Inaugural Teachbad Book Club Eventacular
I am delighted to kick off the Teachbad Book Club with our very first book, Why Great Teachers Quit and How We Might Stop the Exodus (2010) by Katy Farber. The author has graciously agreed to participate in our discussion. Ms. Farber welcomes and invites you:
Thanks for hosting this book club, Peter. I hope your readers find the book helpful, validating, and motivating. Mostly, I hope they find that it gives voice to the real concerns of teachers today. My goal is to work to make teaching more sustainable, more humane, and more empowering. Maybe that would put Teachbad out of business!
But truly, we’ve got to find ways to preserve our creativity, our passion, and our voice in teaching. Too many teachers quit, or stay when they are drained by the system. No other educational “reform” will work one iota if we don’t address teacher sustainability.
What are your ideas, readers? How do you think schools, states, and our country could make teaching more sustainable and humane?
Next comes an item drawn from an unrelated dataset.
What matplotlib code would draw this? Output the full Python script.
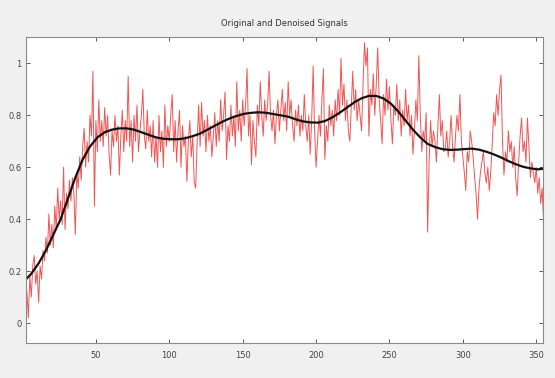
import numpy as np
import matplotlib
matplotlib.use("Agg")
import matplotlib.pyplot as plt

# Noisy original signal, samples 1..356
original = [
    -0.07, 0.05, 0.12, 0.02, 0.18, 0.10, 0.22, 0.26, 0.15, 0.20,
    0.08, 0.22, 0.17, 0.28, 0.24, 0.33, 0.27, 0.42, 0.30, 0.38,
    0.29, 0.45, 0.36, 0.52, 0.40, 0.47, 0.38, 0.60, 0.36, 0.50,
    0.44, 0.55, 0.47, 0.56, 0.50, 0.34, 0.58, 0.52, 0.64, 0.55,
    0.68, 0.75, 0.60, 0.70, 0.62, 0.80, 0.72, 0.97, 0.45, 0.78,
    0.66, 0.86, 0.70, 0.78, 0.68, 0.83, 0.72, 0.80, 0.65, 0.57,
    0.74, 0.68, 0.80, 0.70, 0.76, 0.57, 0.72, 0.82, 0.66, 0.78,
    0.70, 0.95, 0.68, 0.78, 0.62, 0.80, 0.70, 0.84, 0.66, 0.74,
    0.80, 0.90, 0.72, 0.67, 0.82, 0.70, 0.76, 0.64, 0.78, 0.62,
    0.72, 0.60, 0.80, 0.66, 0.74, 0.60, 0.84, 0.68, 0.76, 0.70,
    0.80, 0.88, 0.66, 0.78, 0.62, 0.74, 0.82, 0.60, 0.76, 0.68,
    0.72, 0.545, 0.70, 0.78, 0.64, 0.72, 0.54, 0.52, 0.70, 0.84,
    0.68, 0.85, 0.72, 0.78, 0.66, 0.80, 0.70, 0.76, 0.64, 0.72,
    0.81, 0.68, 0.78, 0.70, 0.86, 0.74, 0.80, 0.89, 0.63, 0.76,
    0.70, 0.84, 0.72, 0.80, 0.68, 0.93, 0.74, 0.82, 0.70, 0.86,
    0.76, 0.84, 0.98, 0.72, 0.80, 0.61, 0.78, 0.70, 0.64, 0.84,
    0.76, 0.93, 0.80, 0.72, 0.86, 0.78, 0.84, 0.97, 0.80, 0.74,
    0.82, 0.69, 0.80, 0.86, 0.74, 0.82, 0.90, 0.78, 0.85, 0.74,
    0.93, 0.80, 0.86, 0.76, 0.70, 0.82, 0.76, 0.84, 0.72, 0.80,
    0.74, 0.88, 0.76, 0.70, 0.80, 0.65, 0.78, 0.99, 0.74, 0.60,
    0.70, 0.80, 0.72, 0.86, 0.98, 0.63, 0.76, 0.70, 0.84, 0.76,
    0.82, 0.72, 0.86, 0.78, 0.90, 0.80, 1.02, 0.84, 0.92, 0.78,
    0.86, 0.74, 0.70, 0.84, 0.97, 0.82, 0.90, 0.78, 0.86, 0.80,
    0.74, 0.92, 1.08, 0.99, 1.06, 0.72, 0.90, 0.84, 0.96, 0.80,
    0.92, 1.06, 0.86, 0.78, 0.69, 0.88, 0.80, 0.94, 0.82, 0.91,
    0.78, 0.69, 0.84, 0.80, 0.92, 0.78, 0.86, 0.72, 0.82, 0.76,
    0.90, 0.78, 0.84, 0.72, 0.80, 0.65, 0.74, 0.86, 0.78, 1.03,
    0.80, 0.66, 0.74, 0.70, 0.81, 0.35, 0.62, 0.78, 0.68, 0.74,
    0.70, 0.62, 0.76, 0.88, 0.72, 0.78, 0.66, 0.67, 0.74, 0.64,
    0.70, 0.80, 0.68, 0.62, 0.72, 0.80, 0.74, 0.88, 0.70, 0.64,
    0.58, 0.51, 0.66, 0.62, 0.74, 0.70, 0.64, 0.56, 0.50, 0.40,
    0.52, 0.58, 0.62, 0.66, 0.58, 0.54, 0.60, 0.51, 0.58, 0.69,
    0.81, 0.76, 0.88, 0.80, 0.90, 0.955, 0.70, 0.57, 0.66, 0.62,
    0.74, 0.66, 0.70, 0.60, 0.68, 0.56, 0.49, 0.62, 0.72, 0.79,
    0.66, 0.70, 0.62, 0.79, 0.68, 0.56, 0.62, 0.58, 0.54, 0.60,
    0.50, 0.56, 0.46, 0.52, 0.39, 0.44,
]

# Denoised signal, sampled every 5 samples (x = 1, 6, ..., 356)
denoised_x = list(range(1, 357, 5))
denoised = [
    0.16, 0.19, 0.23, 0.28, 0.34, 0.40, 0.48, 0.56, 0.63, 0.68,
    0.715, 0.735, 0.745, 0.75, 0.75, 0.745, 0.735, 0.725, 0.715, 0.71,
    0.708, 0.708, 0.712, 0.72, 0.73, 0.745, 0.76, 0.775, 0.788, 0.798,
    0.806, 0.81, 0.812, 0.81, 0.805, 0.80, 0.795, 0.785, 0.777, 0.773,
    0.772, 0.778, 0.792, 0.81, 0.83, 0.85, 0.866, 0.875, 0.875, 0.865,
    0.845, 0.815, 0.78, 0.745, 0.715, 0.69, 0.678, 0.67, 0.667, 0.668,
    0.67, 0.672, 0.668, 0.66, 0.65, 0.638, 0.624, 0.612, 0.602, 0.596,
    0.592, 0.595,
]

x_ticks = [50, 100, 150, 200, 250, 300, 350]
y_ticks = [0, 0.2, 0.4, 0.6, 0.8, 1.0]
y_tick_labels = ["0", "0.2", "0.4", "0.6", "0.8", "1"]
title = "Original and Denoised Signals"

fig = plt.figure(figsize=(5.55, 3.78), dpi=100, facecolor="#f0f0f0")
ax = fig.add_axes([26 / 555, 1 - 343 / 378, (543 - 26) / 555, (343 - 37) / 378])
ax.set_facecolor("white")

x = np.arange(1, len(original) + 1)
ax.plot(x, original, color="#f03535", linewidth=0.7, alpha=0.85)
ax.plot(denoised_x, denoised, color="#111111", linewidth=1.6)

ax.set_xlim(2.4, 354.6)
ax.set_ylim(-0.077, 1.102)
ax.set_xticks(x_ticks)
ax.set_xticklabels([str(t) for t in x_ticks])
ax.set_yticks(y_ticks)
ax.set_yticklabels(y_tick_labels)

ax.tick_params(direction="in", length=3, width=0.6, top=True, right=True,
               labelsize=6, colors="#444444", pad=3)
ax.tick_params(axis="x", pad=6)
for s in ax.spines.values():
    s.set_color("#8a8a8a")
    s.set_linewidth(0.8)

ax.set_title(title, fontsize=6, color="#333333", pad=8)

fig.savefig("out.png", dpi=100, facecolor=fig.get_facecolor())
Here are some questions that might get us started:
1) As an individual, can you isolate any of the annoyances well-described in the book (parents, testing, time, student behavior, administrators, etc.) as the one that drives you most crazy? Or that really isn’t a problem for you? Why?
2) Is there any big thing that Farber left out or might have explored more deeply?
3) This book came out in 2010, so I assume it was mostly written in 2008/09. Last week a Met Life teacher survey came out showing that teacher satisfaction has plummeted in the last two years…after Farber’s book came out. As Larry King would say: Whadaya make of that?
Begin….
Mr. Teachbad









I think one of the most galling and disheartening aspects of teaching is the total lack of accountability in School and District based administration. Teacher accountability is the name of the game now, and everybody’s got a metric–even my students now upbraid me on my “style” or “enthusiasm” (usually after they fail some test). But rarely, as Teachbad points out, is the latest clusterfrak “policy” or initiative ever tested for success. Moreover, they never go away, even when they are demonstrated failures, and have been superceded by something else!
Oh yes. How many administrators have never even been teachers, or had limited experience? The accountability there can be seriously lacking, all the while ours is growing by day.
And lovely legislation written by folks who never spent a day in the classroom. How exactly does that work?
Thanks for chiming in.
i am currently at a school with an administrative team of one that is intent on vilifying and demonizing and flat-out punishing teachers who are not her bffs. sadly, i am not her bff, which means that i get extra work, more hoops to jump through, and am constantly reminded that i am not really putting ‘children first’ if i don’t comply.
obviously i looked for another job, and landed one (thank god) and the administrative team of 3 seems to be normal, sane, and trying to balance teacher job satisfaction with educating children. of course i’m still wary that my new administration will suddenly ‘snap’ and rear their ugly heads – although it seems highly unlikely.
i think that one place to use this book (where it isn’t being used extensively) is in teacher-training programs. teachers are encouraged to grab the first shiny offer that comes along, and they don’t always know what to look for – it’s more about being thankful that someone actually wants to hire you.